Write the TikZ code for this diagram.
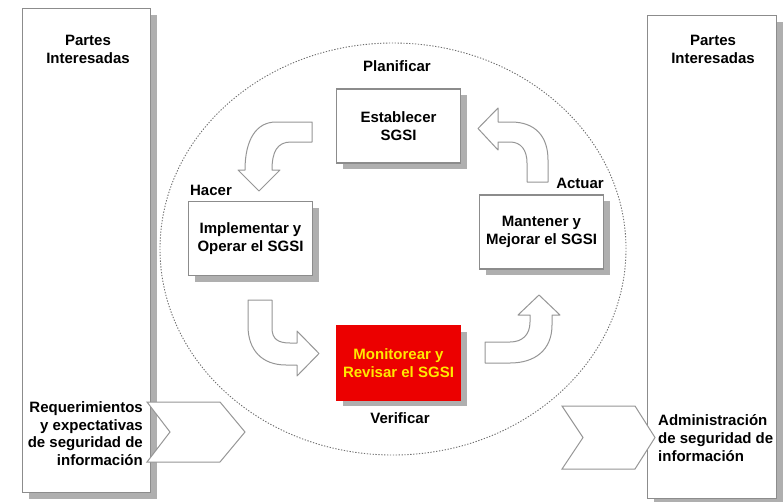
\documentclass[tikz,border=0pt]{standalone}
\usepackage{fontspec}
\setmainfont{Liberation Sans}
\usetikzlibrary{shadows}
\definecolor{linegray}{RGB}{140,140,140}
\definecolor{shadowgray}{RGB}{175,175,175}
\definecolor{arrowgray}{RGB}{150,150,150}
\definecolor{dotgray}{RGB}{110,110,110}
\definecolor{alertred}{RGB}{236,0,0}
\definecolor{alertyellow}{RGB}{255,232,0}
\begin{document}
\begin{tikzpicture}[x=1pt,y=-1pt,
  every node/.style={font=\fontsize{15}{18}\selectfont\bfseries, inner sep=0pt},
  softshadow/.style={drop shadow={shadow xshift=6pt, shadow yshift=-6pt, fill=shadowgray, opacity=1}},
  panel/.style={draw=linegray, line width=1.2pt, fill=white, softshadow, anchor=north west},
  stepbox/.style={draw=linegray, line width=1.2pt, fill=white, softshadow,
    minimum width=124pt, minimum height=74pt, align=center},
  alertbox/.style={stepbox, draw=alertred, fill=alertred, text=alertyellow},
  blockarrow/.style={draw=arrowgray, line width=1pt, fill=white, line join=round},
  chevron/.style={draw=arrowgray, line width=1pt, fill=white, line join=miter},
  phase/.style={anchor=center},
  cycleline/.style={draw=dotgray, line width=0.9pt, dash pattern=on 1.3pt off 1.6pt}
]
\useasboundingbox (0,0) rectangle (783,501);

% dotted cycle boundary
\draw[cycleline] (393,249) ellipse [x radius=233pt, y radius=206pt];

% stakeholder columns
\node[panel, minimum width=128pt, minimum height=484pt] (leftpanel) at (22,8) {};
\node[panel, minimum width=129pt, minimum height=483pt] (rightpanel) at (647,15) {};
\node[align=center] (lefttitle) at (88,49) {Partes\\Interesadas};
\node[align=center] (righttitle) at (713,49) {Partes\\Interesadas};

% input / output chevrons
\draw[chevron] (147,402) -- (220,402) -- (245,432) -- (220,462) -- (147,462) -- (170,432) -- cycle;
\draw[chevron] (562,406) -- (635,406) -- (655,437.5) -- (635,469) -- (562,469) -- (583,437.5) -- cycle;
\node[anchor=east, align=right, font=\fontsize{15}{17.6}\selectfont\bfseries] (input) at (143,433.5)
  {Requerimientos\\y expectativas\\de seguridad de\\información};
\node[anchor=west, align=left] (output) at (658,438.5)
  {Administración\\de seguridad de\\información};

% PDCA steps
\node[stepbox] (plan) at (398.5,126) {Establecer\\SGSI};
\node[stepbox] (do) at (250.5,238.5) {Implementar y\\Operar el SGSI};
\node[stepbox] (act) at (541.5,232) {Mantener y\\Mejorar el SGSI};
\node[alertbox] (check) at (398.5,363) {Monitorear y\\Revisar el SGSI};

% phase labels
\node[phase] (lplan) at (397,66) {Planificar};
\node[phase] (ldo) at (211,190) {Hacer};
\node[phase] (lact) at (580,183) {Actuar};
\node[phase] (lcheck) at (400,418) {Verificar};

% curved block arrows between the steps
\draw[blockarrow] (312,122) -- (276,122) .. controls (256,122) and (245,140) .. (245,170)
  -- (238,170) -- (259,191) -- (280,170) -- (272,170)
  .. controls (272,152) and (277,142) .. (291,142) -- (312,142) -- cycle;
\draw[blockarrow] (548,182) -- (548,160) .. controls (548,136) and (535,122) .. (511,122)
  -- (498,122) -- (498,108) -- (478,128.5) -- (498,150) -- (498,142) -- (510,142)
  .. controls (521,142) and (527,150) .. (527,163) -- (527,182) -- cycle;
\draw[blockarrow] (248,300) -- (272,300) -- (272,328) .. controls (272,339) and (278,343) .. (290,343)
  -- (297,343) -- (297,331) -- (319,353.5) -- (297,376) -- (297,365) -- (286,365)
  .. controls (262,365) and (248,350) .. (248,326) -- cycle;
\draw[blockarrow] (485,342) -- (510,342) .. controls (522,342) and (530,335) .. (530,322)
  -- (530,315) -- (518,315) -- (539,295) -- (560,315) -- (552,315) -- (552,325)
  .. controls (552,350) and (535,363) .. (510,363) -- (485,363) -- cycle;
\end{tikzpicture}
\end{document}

***

→ **WHAT YOU SHOULD DO**:
Begin at the first line of the material and copy each line exactly through the one containing "(righttitle) at (713,49)". Omit pictures.

→ **SOLUTION TO THIS EXERCISE**:
Write the TikZ code for this diagram.
\documentclass[tikz,border=0pt]{standalone}
\usepackage{fontspec}
\setmainfont{Liberation Sans}
\usetikzlibrary{shadows}
\definecolor{linegray}{RGB}{140,140,140}
\definecolor{shadowgray}{RGB}{175,175,175}
\definecolor{arrowgray}{RGB}{150,150,150}
\definecolor{dotgray}{RGB}{110,110,110}
\definecolor{alertred}{RGB}{236,0,0}
\definecolor{alertyellow}{RGB}{255,232,0}
\begin{document}
\begin{tikzpicture}[x=1pt,y=-1pt,
  every node/.style={font=\fontsize{15}{18}\selectfont\bfseries, inner sep=0pt},
  softshadow/.style={drop shadow={shadow xshift=6pt, shadow yshift=-6pt, fill=shadowgray, opacity=1}},
  panel/.style={draw=linegray, line width=1.2pt, fill=white, softshadow, anchor=north west},
  stepbox/.style={draw=linegray, line width=1.2pt, fill=white, softshadow,
    minimum width=124pt, minimum height=74pt, align=center},
  alertbox/.style={stepbox, draw=alertred, fill=alertred, text=alertyellow},
  blockarrow/.style={draw=arrowgray, line width=1pt, fill=white, line join=round},
  chevron/.style={draw=arrowgray, line width=1pt, fill=white, line join=miter},
  phase/.style={anchor=center},
  cycleline/.style={draw=dotgray, line width=0.9pt, dash pattern=on 1.3pt off 1.6pt}
]
\useasboundingbox (0,0) rectangle (783,501);

% dotted cycle boundary
\draw[cycleline] (393,249) ellipse [x radius=233pt, y radius=206pt];

% stakeholder columns
\node[panel, minimum width=128pt, minimum height=484pt] (leftpanel) at (22,8) {};
\node[panel, minimum width=129pt, minimum height=483pt] (rightpanel) at (647,15) {};
\node[align=center] (lefttitle) at (88,49) {Partes\\Interesadas};
\node[align=center] (righttitle) at (713,49) {Partes\\Interesadas};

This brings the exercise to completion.